▶ _Dataset content_:
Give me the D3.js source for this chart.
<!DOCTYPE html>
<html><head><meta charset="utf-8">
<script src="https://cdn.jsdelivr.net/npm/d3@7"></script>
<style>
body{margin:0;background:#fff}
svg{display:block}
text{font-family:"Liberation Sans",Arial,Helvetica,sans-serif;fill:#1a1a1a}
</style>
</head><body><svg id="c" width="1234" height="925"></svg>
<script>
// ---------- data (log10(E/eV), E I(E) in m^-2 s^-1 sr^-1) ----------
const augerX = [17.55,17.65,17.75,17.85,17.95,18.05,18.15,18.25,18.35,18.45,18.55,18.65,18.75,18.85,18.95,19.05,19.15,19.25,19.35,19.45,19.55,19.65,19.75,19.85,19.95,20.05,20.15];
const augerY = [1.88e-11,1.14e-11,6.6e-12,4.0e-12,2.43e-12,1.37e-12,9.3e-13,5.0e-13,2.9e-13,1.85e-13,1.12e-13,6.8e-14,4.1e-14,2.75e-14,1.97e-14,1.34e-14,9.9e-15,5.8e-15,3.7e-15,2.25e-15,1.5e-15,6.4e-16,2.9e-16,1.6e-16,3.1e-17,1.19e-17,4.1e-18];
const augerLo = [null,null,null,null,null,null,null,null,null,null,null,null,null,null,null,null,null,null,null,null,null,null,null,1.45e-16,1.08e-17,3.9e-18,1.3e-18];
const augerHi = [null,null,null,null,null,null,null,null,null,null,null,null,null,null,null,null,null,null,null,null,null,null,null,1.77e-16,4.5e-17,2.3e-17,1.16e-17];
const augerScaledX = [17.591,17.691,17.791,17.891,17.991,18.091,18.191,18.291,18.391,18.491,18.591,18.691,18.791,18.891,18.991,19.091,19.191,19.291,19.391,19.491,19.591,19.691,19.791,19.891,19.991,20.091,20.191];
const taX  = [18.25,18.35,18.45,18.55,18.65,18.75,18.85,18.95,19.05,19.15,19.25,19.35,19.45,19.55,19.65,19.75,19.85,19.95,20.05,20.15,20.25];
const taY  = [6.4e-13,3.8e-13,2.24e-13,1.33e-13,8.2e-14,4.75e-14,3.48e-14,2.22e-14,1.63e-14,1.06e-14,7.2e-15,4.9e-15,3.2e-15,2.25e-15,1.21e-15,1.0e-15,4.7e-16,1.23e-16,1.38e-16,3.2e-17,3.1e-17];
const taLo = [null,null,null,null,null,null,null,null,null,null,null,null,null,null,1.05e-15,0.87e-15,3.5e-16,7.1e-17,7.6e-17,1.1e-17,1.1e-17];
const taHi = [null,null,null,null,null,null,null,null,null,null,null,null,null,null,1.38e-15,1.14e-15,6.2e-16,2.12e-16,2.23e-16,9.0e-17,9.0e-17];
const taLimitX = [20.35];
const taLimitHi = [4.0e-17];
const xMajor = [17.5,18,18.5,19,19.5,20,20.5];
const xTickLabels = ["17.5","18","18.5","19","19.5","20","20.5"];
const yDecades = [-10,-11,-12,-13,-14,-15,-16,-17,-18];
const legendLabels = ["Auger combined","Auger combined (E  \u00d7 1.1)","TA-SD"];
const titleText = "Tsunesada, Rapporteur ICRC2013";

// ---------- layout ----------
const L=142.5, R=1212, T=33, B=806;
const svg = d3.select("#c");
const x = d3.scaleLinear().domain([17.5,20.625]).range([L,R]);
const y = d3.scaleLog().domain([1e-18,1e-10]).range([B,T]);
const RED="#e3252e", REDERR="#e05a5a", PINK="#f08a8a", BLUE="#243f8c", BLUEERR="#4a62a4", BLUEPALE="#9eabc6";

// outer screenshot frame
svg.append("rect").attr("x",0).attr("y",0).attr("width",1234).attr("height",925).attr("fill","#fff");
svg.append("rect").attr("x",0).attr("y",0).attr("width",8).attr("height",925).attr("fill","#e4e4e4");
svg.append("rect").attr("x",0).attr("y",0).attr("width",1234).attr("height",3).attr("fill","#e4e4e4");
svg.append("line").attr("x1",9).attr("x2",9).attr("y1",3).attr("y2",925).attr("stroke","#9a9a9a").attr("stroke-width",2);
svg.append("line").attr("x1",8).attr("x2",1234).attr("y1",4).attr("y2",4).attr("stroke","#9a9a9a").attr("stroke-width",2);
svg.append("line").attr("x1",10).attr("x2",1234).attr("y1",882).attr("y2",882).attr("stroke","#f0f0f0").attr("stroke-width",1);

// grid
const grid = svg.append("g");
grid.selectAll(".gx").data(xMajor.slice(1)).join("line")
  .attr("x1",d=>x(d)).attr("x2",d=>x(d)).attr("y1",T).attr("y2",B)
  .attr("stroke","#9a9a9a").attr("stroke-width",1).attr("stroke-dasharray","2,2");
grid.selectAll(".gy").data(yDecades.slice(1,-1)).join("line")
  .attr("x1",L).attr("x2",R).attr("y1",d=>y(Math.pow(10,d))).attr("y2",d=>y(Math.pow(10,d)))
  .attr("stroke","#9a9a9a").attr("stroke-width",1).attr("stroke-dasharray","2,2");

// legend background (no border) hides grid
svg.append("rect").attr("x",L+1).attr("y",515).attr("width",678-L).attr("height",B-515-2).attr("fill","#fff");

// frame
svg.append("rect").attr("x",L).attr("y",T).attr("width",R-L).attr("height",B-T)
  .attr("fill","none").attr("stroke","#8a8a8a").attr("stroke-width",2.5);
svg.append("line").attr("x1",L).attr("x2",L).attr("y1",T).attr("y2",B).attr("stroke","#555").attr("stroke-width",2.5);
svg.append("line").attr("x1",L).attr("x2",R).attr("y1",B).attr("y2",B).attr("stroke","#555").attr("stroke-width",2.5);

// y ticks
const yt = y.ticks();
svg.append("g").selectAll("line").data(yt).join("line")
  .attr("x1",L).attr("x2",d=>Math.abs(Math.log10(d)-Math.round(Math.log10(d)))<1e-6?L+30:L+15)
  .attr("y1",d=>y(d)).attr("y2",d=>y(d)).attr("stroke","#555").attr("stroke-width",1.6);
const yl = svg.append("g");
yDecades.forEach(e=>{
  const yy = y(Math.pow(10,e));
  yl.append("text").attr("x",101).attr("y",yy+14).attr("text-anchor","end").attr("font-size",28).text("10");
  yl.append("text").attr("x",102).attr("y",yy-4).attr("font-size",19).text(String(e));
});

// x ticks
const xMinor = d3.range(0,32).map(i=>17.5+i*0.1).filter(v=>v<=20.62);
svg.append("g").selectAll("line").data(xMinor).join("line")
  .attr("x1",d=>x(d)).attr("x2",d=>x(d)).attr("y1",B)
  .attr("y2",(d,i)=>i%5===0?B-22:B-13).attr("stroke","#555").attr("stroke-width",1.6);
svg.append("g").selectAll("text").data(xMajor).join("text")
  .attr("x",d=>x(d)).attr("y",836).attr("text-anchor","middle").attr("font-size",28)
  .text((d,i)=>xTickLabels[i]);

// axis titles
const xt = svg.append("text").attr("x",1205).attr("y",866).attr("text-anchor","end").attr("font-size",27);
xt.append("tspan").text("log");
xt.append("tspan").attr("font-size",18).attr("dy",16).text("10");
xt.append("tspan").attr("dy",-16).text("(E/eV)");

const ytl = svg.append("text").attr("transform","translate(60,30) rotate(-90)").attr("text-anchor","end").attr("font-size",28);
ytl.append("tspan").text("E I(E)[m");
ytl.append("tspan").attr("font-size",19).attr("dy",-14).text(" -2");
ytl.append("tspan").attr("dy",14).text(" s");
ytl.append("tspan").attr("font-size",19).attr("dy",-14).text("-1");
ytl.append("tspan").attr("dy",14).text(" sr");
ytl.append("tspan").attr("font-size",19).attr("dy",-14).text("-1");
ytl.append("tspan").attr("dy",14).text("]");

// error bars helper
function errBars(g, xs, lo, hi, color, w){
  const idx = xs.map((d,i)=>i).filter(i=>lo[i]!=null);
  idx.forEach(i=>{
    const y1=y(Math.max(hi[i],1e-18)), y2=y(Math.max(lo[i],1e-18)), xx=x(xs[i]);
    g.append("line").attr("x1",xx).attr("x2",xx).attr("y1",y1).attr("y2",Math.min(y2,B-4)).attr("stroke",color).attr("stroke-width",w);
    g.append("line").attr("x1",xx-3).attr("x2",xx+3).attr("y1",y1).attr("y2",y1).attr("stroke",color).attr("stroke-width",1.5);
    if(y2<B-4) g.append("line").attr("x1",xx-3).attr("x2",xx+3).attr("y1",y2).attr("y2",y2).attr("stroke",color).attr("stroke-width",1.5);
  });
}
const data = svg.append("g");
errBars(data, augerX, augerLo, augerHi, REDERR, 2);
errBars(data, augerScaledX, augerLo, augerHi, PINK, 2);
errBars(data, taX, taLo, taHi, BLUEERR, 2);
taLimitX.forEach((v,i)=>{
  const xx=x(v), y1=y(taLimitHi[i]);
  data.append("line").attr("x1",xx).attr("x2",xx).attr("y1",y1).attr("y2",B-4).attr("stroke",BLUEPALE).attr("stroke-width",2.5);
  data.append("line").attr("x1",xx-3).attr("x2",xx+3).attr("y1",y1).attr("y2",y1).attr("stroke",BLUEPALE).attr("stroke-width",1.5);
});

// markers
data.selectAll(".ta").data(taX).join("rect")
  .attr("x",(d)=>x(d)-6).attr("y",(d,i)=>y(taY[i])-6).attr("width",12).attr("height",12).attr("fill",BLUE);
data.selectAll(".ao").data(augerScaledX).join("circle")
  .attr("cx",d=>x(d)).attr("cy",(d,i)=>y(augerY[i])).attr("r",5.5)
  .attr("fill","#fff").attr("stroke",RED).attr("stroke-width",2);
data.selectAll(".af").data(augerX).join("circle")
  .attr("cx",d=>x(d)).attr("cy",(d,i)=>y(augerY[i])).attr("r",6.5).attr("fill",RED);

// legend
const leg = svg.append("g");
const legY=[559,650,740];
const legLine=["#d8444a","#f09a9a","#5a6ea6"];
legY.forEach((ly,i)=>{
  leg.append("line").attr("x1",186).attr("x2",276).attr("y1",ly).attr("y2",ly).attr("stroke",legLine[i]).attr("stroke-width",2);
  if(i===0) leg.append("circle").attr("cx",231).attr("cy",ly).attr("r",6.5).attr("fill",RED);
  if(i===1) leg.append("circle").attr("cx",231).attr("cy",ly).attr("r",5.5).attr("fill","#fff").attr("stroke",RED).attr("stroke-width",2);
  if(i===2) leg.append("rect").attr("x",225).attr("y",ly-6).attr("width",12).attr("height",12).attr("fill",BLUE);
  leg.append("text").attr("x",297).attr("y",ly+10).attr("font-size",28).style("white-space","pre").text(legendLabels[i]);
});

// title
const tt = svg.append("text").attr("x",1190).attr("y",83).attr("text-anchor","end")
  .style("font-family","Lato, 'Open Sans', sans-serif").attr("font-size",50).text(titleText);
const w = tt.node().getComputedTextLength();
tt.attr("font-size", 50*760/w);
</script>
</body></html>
---
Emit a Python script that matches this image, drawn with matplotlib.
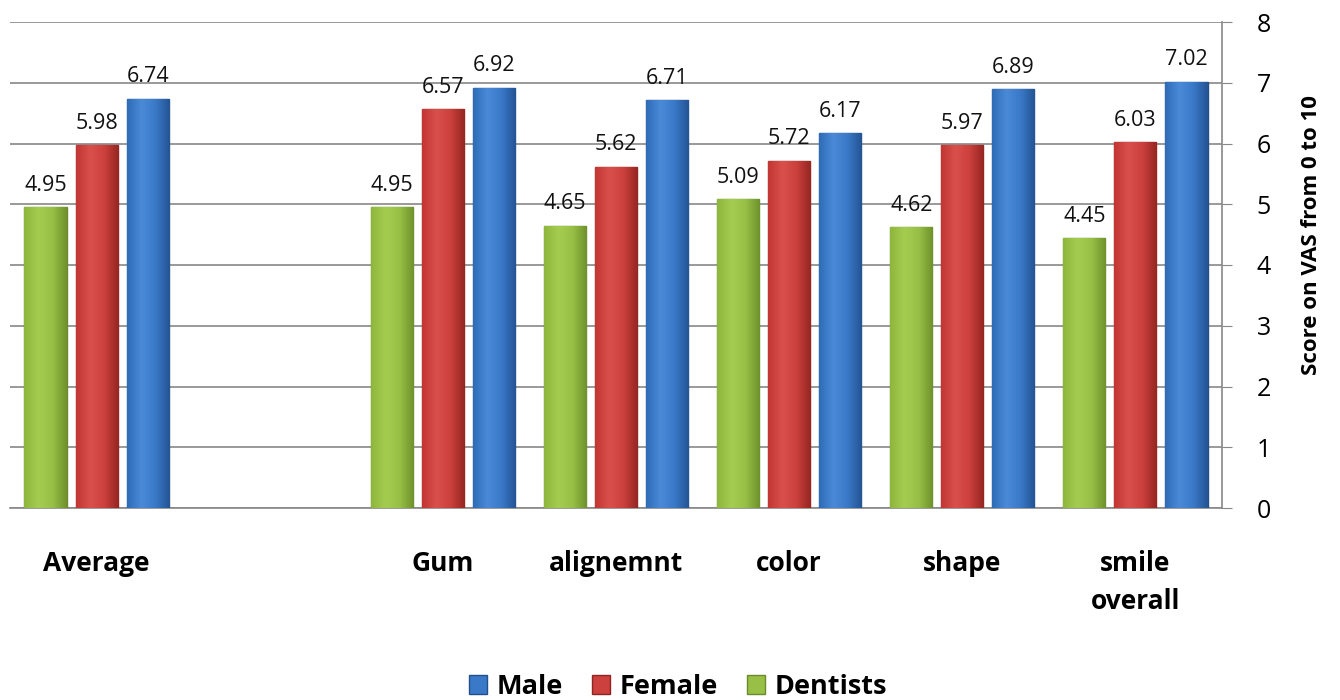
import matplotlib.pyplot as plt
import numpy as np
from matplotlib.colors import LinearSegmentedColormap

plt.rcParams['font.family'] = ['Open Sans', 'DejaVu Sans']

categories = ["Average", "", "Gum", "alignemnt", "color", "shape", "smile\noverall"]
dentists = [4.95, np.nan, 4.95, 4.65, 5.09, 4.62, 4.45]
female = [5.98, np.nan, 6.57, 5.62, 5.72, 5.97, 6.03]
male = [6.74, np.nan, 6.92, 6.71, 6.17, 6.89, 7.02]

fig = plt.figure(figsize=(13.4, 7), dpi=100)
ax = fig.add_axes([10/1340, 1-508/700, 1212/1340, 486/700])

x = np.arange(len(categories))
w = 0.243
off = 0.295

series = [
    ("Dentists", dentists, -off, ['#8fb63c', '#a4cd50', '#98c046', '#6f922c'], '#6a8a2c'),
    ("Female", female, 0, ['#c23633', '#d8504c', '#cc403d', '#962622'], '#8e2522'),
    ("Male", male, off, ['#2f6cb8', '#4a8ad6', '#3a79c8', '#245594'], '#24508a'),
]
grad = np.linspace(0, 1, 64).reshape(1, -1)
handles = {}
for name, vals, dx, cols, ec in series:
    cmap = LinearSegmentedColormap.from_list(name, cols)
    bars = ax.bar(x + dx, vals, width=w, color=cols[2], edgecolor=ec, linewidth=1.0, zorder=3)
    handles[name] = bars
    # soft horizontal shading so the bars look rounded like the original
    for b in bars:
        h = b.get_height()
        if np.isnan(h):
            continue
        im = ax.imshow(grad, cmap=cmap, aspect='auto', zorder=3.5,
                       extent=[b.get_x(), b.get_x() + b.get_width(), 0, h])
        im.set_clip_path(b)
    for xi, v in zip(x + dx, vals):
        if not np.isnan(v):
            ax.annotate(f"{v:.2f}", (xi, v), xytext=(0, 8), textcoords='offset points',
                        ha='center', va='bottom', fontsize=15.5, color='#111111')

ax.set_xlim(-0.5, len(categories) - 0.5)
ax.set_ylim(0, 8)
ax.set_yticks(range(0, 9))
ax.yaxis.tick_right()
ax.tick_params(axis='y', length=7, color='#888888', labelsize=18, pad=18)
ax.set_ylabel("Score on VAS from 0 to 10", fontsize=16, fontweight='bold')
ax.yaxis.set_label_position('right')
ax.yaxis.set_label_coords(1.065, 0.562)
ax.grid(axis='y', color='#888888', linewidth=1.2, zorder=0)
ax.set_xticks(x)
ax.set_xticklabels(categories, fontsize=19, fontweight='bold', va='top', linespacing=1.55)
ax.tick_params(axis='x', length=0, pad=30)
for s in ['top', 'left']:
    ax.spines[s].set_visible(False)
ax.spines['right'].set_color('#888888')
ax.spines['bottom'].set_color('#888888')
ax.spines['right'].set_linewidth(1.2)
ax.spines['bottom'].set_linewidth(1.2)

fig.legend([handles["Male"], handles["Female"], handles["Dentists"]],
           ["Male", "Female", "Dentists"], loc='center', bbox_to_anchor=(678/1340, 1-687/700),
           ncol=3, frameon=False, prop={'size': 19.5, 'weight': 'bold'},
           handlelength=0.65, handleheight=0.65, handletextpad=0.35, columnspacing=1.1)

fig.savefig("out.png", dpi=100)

▶ _The request_: From the records above, copy exactly the lines starting at the one with "Emit a Python" and ending at the one with "plt.rcParams['font.family'] = ['Open", and no others. Pictures stay out.

▶ _Written response_:
Emit a Python script that matches this image, drawn with matplotlib.
import matplotlib.pyplot as plt
import numpy as np
from matplotlib.colors import LinearSegmentedColormap

plt.rcParams['font.family'] = ['Open Sans', 'DejaVu Sans']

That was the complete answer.